Essa cadeia de reatividade se espalha como um vírus. Alguém buzina em excesso e agride com o som. A pessoa agredida chega irritada ao trabalho. Desconta no colega. O colega, pressionado, se exalta com o cliente. O cliente volta para casa e é ríspido com a família. A criança assiste e aprende. No dia seguinte, essa criança será mais um elo de uma cultura que reage antes de compreender. A intolerância se replica sem que percebamos — porque ela é invisível quando está no hábito.
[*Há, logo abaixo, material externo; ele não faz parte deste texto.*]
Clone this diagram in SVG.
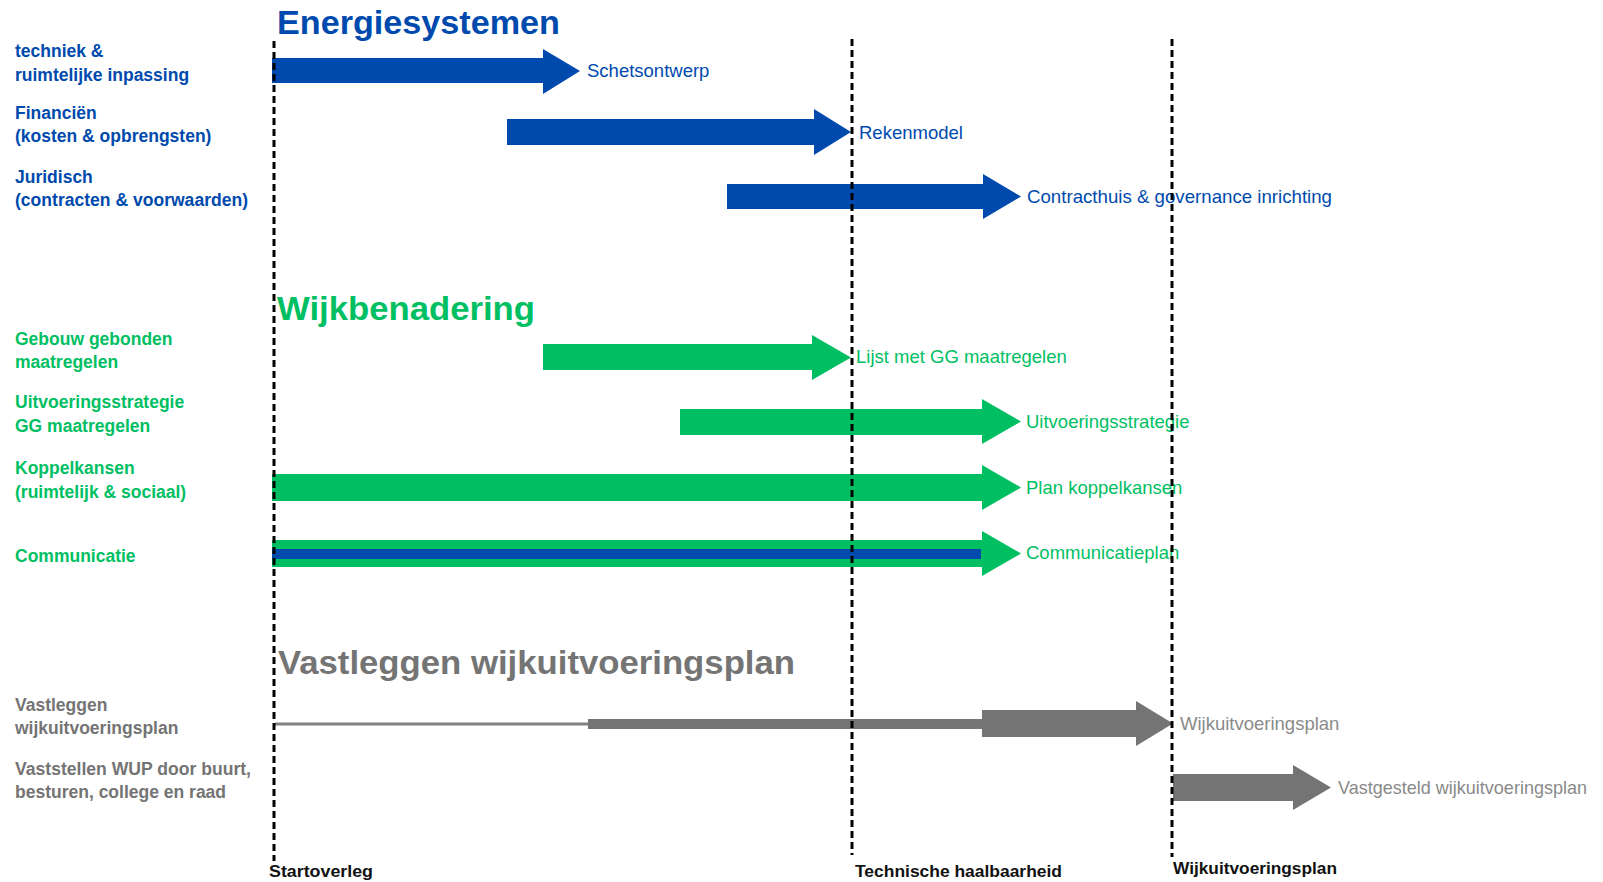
<svg xmlns="http://www.w3.org/2000/svg" width="1603" height="882" viewBox="0 0 1603 882">
<style>
text{font-family:"Liberation Sans",Arial,sans-serif}
.lbl{font-size:17.5px;font-weight:bold}
.del{font-size:18.5px}
.ttl{font-size:34px;font-weight:bold}
.ms{font-size:16.5px;font-weight:bold;fill:#111}
.b{fill:#004AAD}
.g{fill:#00BF63}
.gr{fill:#747474}
.grl{fill:#8a8a8a}
.dash{stroke:#000;stroke-width:3;stroke-dasharray:7 4;fill:none}
</style>
<rect width="1603" height="882" fill="#fff"/>

<g id="title-energiesystemen"><text class="ttl b" x="277" y="34" textLength="283" lengthAdjust="spacingAndGlyphs">Energiesystemen</text></g>
<g id="title-wijkbenadering"><text class="ttl g" x="277" y="320" textLength="258" lengthAdjust="spacingAndGlyphs">Wijkbenadering</text></g>
<g id="title-vastleggen"><text class="ttl gr" x="278" y="674" textLength="517" lengthAdjust="spacingAndGlyphs">Vastleggen wijkuitvoeringsplan</text></g>

<g id="row-techniek">
<text class="lbl b" x="15" y="57">techniek &amp;</text>
<text class="lbl b" x="15" y="81">ruimtelijke inpassing</text>
<text class="del b" x="587" y="77">Schetsontwerp</text>
</g>
<g id="row-financien">
<text class="lbl b" x="15" y="119">Financiën</text>
<text class="lbl b" x="15" y="142">(kosten &amp; opbrengsten)</text>
<text class="del b" x="859" y="138.5">Rekenmodel</text>
</g>
<g id="row-juridisch">
<text class="lbl b" x="15" y="183">Juridisch</text>
<text class="lbl b" x="15" y="206" textLength="233" lengthAdjust="spacingAndGlyphs">(contracten &amp; voorwaarden)</text>
<text class="del b" x="1027" y="202.5" textLength="305" lengthAdjust="spacingAndGlyphs">Contracthuis &amp; governance inrichting</text>
</g>
<g id="row-gebouw">
<text class="lbl g" x="15" y="345">Gebouw gebonden</text>
<text class="lbl g" x="15" y="368">maatregelen</text>
<text class="del g" x="856" y="363">Lijst met GG maatregelen</text>
</g>
<g id="row-uitvoering">
<text class="lbl g" x="15" y="408">Uitvoeringsstrategie</text>
<text class="lbl g" x="15" y="432">GG maatregelen</text>
<text class="del g" x="1026" y="428">Uitvoeringsstrategie</text>
</g>
<g id="row-koppel">
<text class="lbl g" x="15" y="474">Koppelkansen</text>
<text class="lbl g" x="15" y="498">(ruimtelijk &amp; sociaal)</text>
<text class="del g" x="1026" y="494">Plan koppelkansen</text>
</g>
<g id="row-communicatie">
<text class="lbl g" x="15" y="562">Communicatie</text>
<text class="del g" x="1026" y="559">Communicatieplan</text>
</g>
<g id="row-vastleggen">
<text class="lbl gr" x="15" y="711">Vastleggen</text>
<text class="lbl gr" x="15" y="734">wijkuitvoeringsplan</text>
<text class="del grl" x="1180" y="730">Wijkuitvoeringsplan</text>
</g>
<g id="row-vaststellen">
<text class="lbl gr" x="15" y="775" textLength="236" lengthAdjust="spacingAndGlyphs">Vaststellen WUP door buurt,</text>
<text class="lbl gr" x="15" y="798">besturen, college en raad</text>
<text class="del grl" x="1338" y="794" textLength="249" lengthAdjust="spacingAndGlyphs">Vastgesteld wijkuitvoeringsplan</text>
</g>

<g id="connectors">
<polygon class="b" points="272,58 543,58 543,49 580,71 543,94 543,83 272,83"/>
<polygon class="b" points="507,119 814,119 814,109 851,132 814,155 814,145 507,145"/>
<polygon class="b" points="727,184 983,184 983,174 1021,196.5 983,219 983,209 727,209"/>
<polygon class="g" points="543,344 812,344 812,335 851,357.5 812,380 812,370 543,370"/>
<polygon class="g" points="680,409 982,409 982,399 1021,421.5 982,444 982,435 680,435"/>
<polygon class="g" points="272,474 982,474 982,465 1021,487.5 982,510 982,501 272,501"/>
<polygon class="g" points="272,540 982,540 982,531 1021,553.5 982,576 982,567 272,567"/>
<rect class="b" x="272" y="549" width="709" height="10"/>
<rect x="275" y="722.5" width="314" height="3" fill="#808080"/>
<polygon class="gr" points="588,719 982,719 982,710 1136,710 1136,701 1173,723.5 1136,746 1136,737 982,737 982,729 588,729"/>
<polygon class="gr" points="1173,774 1293,774 1293,765 1331,787.5 1293,810 1293,801 1173,801"/>
</g>

<g id="milestones">
<line class="dash" x1="274" y1="41" x2="274" y2="861"/>
<line class="dash" x1="852" y1="39" x2="852" y2="855"/>
<line class="dash" x1="1172" y1="39" x2="1172" y2="857"/>
<text class="ms" x="269" y="877" textLength="104" lengthAdjust="spacingAndGlyphs">Startoverleg</text>
<text class="ms" x="855" y="877" textLength="207" lengthAdjust="spacingAndGlyphs">Technische haalbaarheid</text>
<text class="ms" x="1173" y="874" textLength="164" lengthAdjust="spacingAndGlyphs">Wijkuitvoeringsplan</text>
</g>
</svg>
É por isso que a chamada "lei do retorno" não é esotérica. É mecânica. Nossos gestos moldam o ambiente à nossa volta. Se promovemos impaciência, ela retorna multiplicada. Se cultivamos empatia, ela nos envolve de volta. Não se trata de crença, mas de lógica relacional. O mundo reage ao que oferecemos — e cada microdecisão contribui para o tom que esse mundo terá.


Talvez tudo isso pareça exagero por causa de uma simples buzina. Mas não é. Porque o que fazemos quando achamos que não importa, revela exatamente quem somos quando mais importa. Somos um espelho de nossos pequenos atos. E se queremos transformar a cultura, temos que começar por eles. Não há mudança coletiva sem a escolha pessoal de agir diferente. Escolher o silêncio em vez da buzina. A pausa em vez da fúria. O benefício da dúvida em vez do julgamento imediato. A responsabilidade emocional não é uma utopia: é a única saída viável para uma convivência mais humana, justa e segura.


A buzina é pequena. Mas o que ela revela sobre nós pode ser imenso.